Frank Lloyd Wright is one of America's most renowned architects, with a career spanning 70 years and many of his works becoming National Historic Landmarks.

In celebration of the famed architect's birthday on June 8, 1867, here's a look some of Wright's most iconic buildings:

Robie House

Chicago, Illinois - Built 1906

Wright designed the house for 28-year-old Frederick Robie using a new form of design called "the Prairie style." The Frank Lloyd Wright Foundation described the building "As the first uniquely American architectural style, it responded to the expansive American plains by emphasizing the horizontal over the vertical."


Spring Green, Wisconsin - Built 1911

After spending summers during his teen years in the valley of Spring Green, Wright returned to build Taliesin. Having gone through rebuilds in 1914 and 1925, Taliesin has functioned as a studio, a school of architecture, a self-sufficient farm and as Wright's primary residence.

Hollyhock House

Los Angeles, California - Built 1917

The massive 17-bedroom and seven-bathroom home was Wright's first west coast design. Located in East Hollywood, Wright described the style of the Hollyhock House as "California Romanza."


Mill Run, Pennsylvania - Built 1935

Wright's integration of a waterfall in Fallingwater is seen as a great achievement in organic architecture. The American Institute of Architects deemed the house the "best all-time work of American architecture."

Taliesin West

Scottsdale, Arizona - Built 1937

Located in the foothills of the McDowell Mountains of Arizona, Taliesin West serves as the home of the Frank Lloyd Wright Foundation and the Frank Lloyd Wright School of Architecture.

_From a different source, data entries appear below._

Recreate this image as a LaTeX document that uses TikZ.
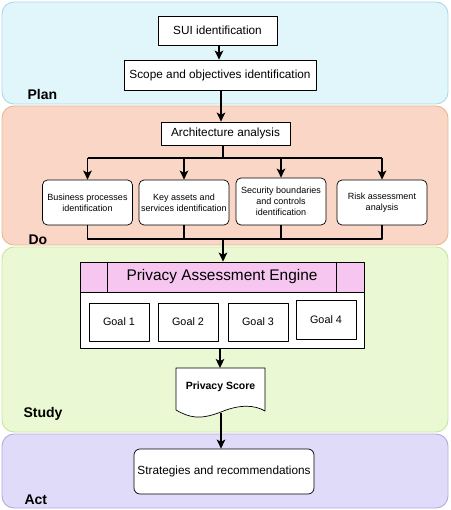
\documentclass[tikz,border=0pt]{standalone}
\usepackage{fontspec}
\setmainfont{Liberation Sans}
\usetikzlibrary{arrows.meta}
\definecolor{planfill}{HTML}{E0F6FB}
\definecolor{planline}{HTML}{A9D9EA}
\definecolor{dofill}{HTML}{FAD6C6}
\definecolor{doline}{HTML}{E9B98F}
\definecolor{studyfill}{HTML}{EAF8D4}
\definecolor{studyline}{HTML}{C8E5A0}
\definecolor{actfill}{HTML}{E1DBFA}
\definecolor{actline}{HTML}{B4AADF}
\definecolor{enginefill}{HTML}{F7C6F0}
\begin{document}
\begin{tikzpicture}[x=1pt, y=-1pt, line join=round, >={Stealth[length=9pt,width=8.5pt,inset=2pt]},
	band/.style={rounded corners=12pt, line width=0.9pt},
	phase/.style={font=\fontsize{14}{16}\selectfont\bfseries, anchor=west},
	box/.style={draw, line width=0.7pt, fill=white, align=center, inner sep=1pt, font=\fontsize{11.8}{13}\selectfont},
	subbox/.style={box, rounded corners=5pt, minimum width=90pt, minimum height=45pt, font=\fontsize{9}{11}\selectfont},
	goalbox/.style={box, minimum width=60pt, minimum height=38pt, font=\fontsize{10.8}{12}\selectfont},
	flow/.style={->, line width=1.8pt},
	link/.style={line width=1.8pt}]
	\useasboundingbox (0,0) rectangle (450,510);
	% phase bands
	\draw[band, draw=planline, fill=planfill] (2,2) rectangle (448,104);
	\draw[band, draw=doline, fill=dofill] (2,106) rectangle (448,245);
	\draw[band, draw=studyline, fill=studyfill] (2,247) rectangle (448,432);
	\draw[band, draw=actline, fill=actfill] (2,434) rectangle (448,508);
	\node[phase] (plan) at (24,94) {Plan};
	\node[phase] (do) at (25,240) {Do};
	\node[phase] (study) at (20,414) {Study};
	\node[phase] (act) at (21,500) {Act};
	% plan
	\node[box, minimum width=119pt, minimum height=29pt] (sui) at (217.5,30.5) {SUI identification};
	\node[box, minimum width=192pt, minimum height=30pt] (scope) at (220,75) {Scope and objectives identification};
	% do
	\node[box, minimum width=129pt, minimum height=23pt] (arch) at (225.5,133.5) {Architecture analysis};
	\node[subbox] (bpi) at (87.5,202.5) {Business processes\\identification};
	\node[subbox] (kas) at (184,202.5) {Key assets and\\services identification};
	\node[subbox, minimum height=47pt] (sbc) at (281,201.5) {Security boundaries\\and controls\\identification};
	\node[subbox] (raa) at (382,202.5) {Risk assessment\\analysis};
	\coordinate (split) at (223,158);
	\coordinate (join) at (223,239);
	\draw[link] (arch.south -| split) -- (split);
	\draw[link] (bpi.north |- split) -- (raa.north |- split);
	\foreach \n in {bpi,kas,sbc,raa}
		\draw[flow] (\n.north |- split) -- (\n.north);
	\draw[link] (bpi.south) -- (bpi.south |- join) -- (raa.south |- join) -- (raa.south);
	\draw[link] (kas.south) -- (kas.south |- join);
	\draw[link] (sbc.south) -- (sbc.south |- join);
	% study
	\node[box, fill=enginefill, minimum width=284pt, minimum height=30pt, font=\fontsize{15.4}{17}\selectfont] (engine) at (222,277) {Privacy Assessment Engine};
	\draw[line width=0.7pt] ([xshift=28pt]engine.north west) -- ([xshift=28pt]engine.south west)
		([xshift=-28pt]engine.north east) -- ([xshift=-28pt]engine.south east);
	\node[box, minimum width=284pt, minimum height=56pt, anchor=north] (body) at (engine.south) {};
	\node[goalbox] (g1) at (119,322) {Goal 1};
	\node[goalbox] (g2) at (188,322) {Goal 2};
	\node[goalbox] (g3) at (258,322) {Goal 3};
	\node[goalbox, minimum height=39pt] (g4) at (326,319.5) {Goal 4};
	\draw[line width=0.7pt, fill=white] (176,368) -- (265,368) -- (265,411)
		.. controls (255,405) and (240,404) .. (221,412)
		.. controls (200,420) and (190,418) .. (176,410) -- cycle;
	\node[font=\fontsize{10.5}{12}\selectfont\bfseries] (score) at (220.5,387) {Privacy Score};
	\coordinate (scorebot) at (221,413);
	\draw[flow] (join) -- (engine.north -| join);
	\draw[flow] (body.south -| 220,0) -- (220,368);
	% act
	\node[box, rounded corners=6pt, minimum width=180pt, minimum height=45pt] (strat) at (224,471.5) {Strategies and recommendations};
	\draw[flow] (scorebot) -- (strat.north -| scorebot);
	% plan arrows
	\draw[flow] (sui.south -| 219,0) -- (scope.north -| 219,0);
	\draw[flow] (scope.south -| 221,0) -- (arch.north -| 221,0);
\end{tikzpicture}
\end{document}
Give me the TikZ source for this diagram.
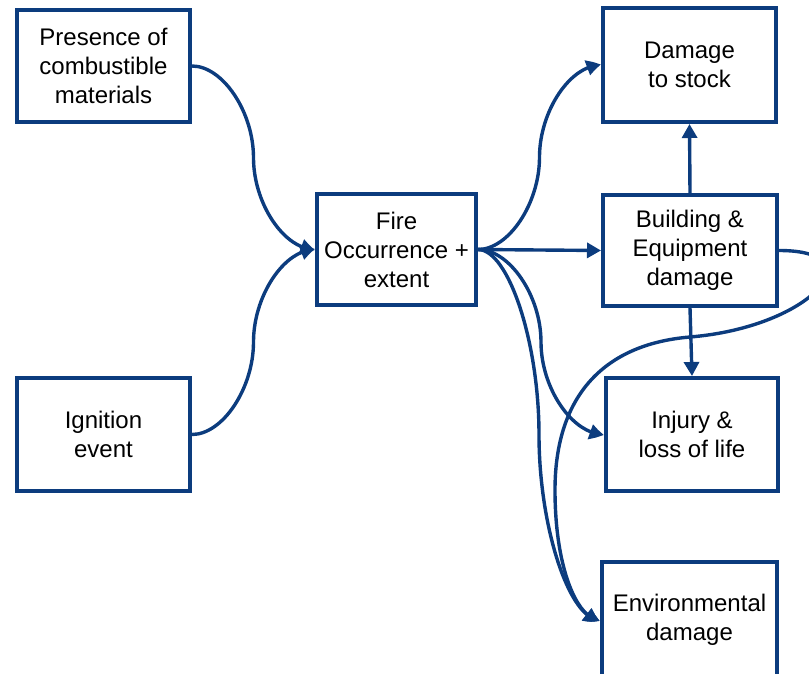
\documentclass[tikz,border=0pt]{standalone}
\usepackage{fontspec}
\setmainfont{Liberation Sans}
\usetikzlibrary{arrows.meta,bending,calc}
\definecolor{linkblue}{RGB}{12,60,126}
\begin{document}
\begin{tikzpicture}[x=0.5pt,y=-0.5pt,
  box/.style={draw=linkblue,line width=2pt,fill=white,
    minimum width=86.5pt,minimum height=56pt,inner sep=0pt,
    align=center,font=\fontsize{12}{14.5}\selectfont},
  link/.style={draw=linkblue,line width=1.7pt,
    -{Triangle[length=7pt,width=7.5pt,bend]}},
  % curved connector: two cubic halves meeting vertically at the midpoint
  scurve/.style={to path={let \p1=(\tikztostart), \p2=(\tikztotarget) in
     .. controls ({(3*\x1+\x2)/4},\y1) and ({(\x1+\x2)/2},{(3*\y1+\y2)/4})
     .. ({(\x1+\x2)/2},{(\y1+\y2)/2})
     .. controls ({(\x1+\x2)/2},{(\y1+3*\y2)/4}) and ({(\x1+3*\x2)/4},\y2)
     .. (\tikztotarget) \tikztonodes}}
]
\useasboundingbox (0,0) rectangle (809,674);
\clip (0,0) rectangle (809,674);

% boxes
\node[box] (pres) at (103.5,66) {Presence of\\combustible\\materials};
\node[box,minimum height=56.5pt] (ign) at (103.5,434.5) {Ignition\\event};
\node[box,minimum width=79.5pt,minimum height=55.5pt] (fire) at (396.5,249.5) {Fire\\Occurrence +\\extent};
\node[box,minimum height=57pt] (stock) at (689.5,65) {Damage\\to stock};
\node[box,minimum width=87pt,minimum height=55.5pt] (bld) at (690,250.5) {Building \&\\Equipment\\damage};
\node[box,minimum width=86pt,minimum height=56.5pt] (inj) at (692,434.5) {Injury \&\\loss of life};
\node[box,minimum width=87.5pt,minimum height=58pt] (env) at (689.5,620) {Environmental\\damage};

% way points of the loop from the building box
\coordinate (loopA) at (690,337);
\coordinate (loopB) at (555,490);

% connectors
\draw[link] (pres.east) to[scurve] (fire.west);
\draw[link] (ign.east) to[scurve] (fire.west);
\draw[link] (fire.east) to[scurve] (stock.west);
\draw[link] (fire.east) -- (bld.west);
\draw[link] (fire.east) to[scurve] (inj.west);
\draw[link] (fire.east) to[scurve] (env.west);
\draw[link] (bld.north) -- (stock.south);
\draw[link] (bld.south) -- (inj.north);
\draw[link] (bld.east) .. controls +(98,0) and +(122,-10) .. (loopA)
  .. controls +(-90,7.5) and +(0,-90) .. (loopB)
  .. controls +(0,80) and +(-22,0) .. (env.west);
\end{tikzpicture}
\end{document}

Solomon R Guggenheim Museum

New York, New York - Built 1956

The Guggenheim Museum's cylindrical stack stands in stark contrast to the surrounding rectangular buildings of Manhattan. Built to house Solomon R. Guggenheim's collection of modern art, both Wright and Guggenheim died before its completion in 1959. According to the Frank Lloyd Wright Foundation, "the Guggenheim liberated museum architecture from its conservative constraints."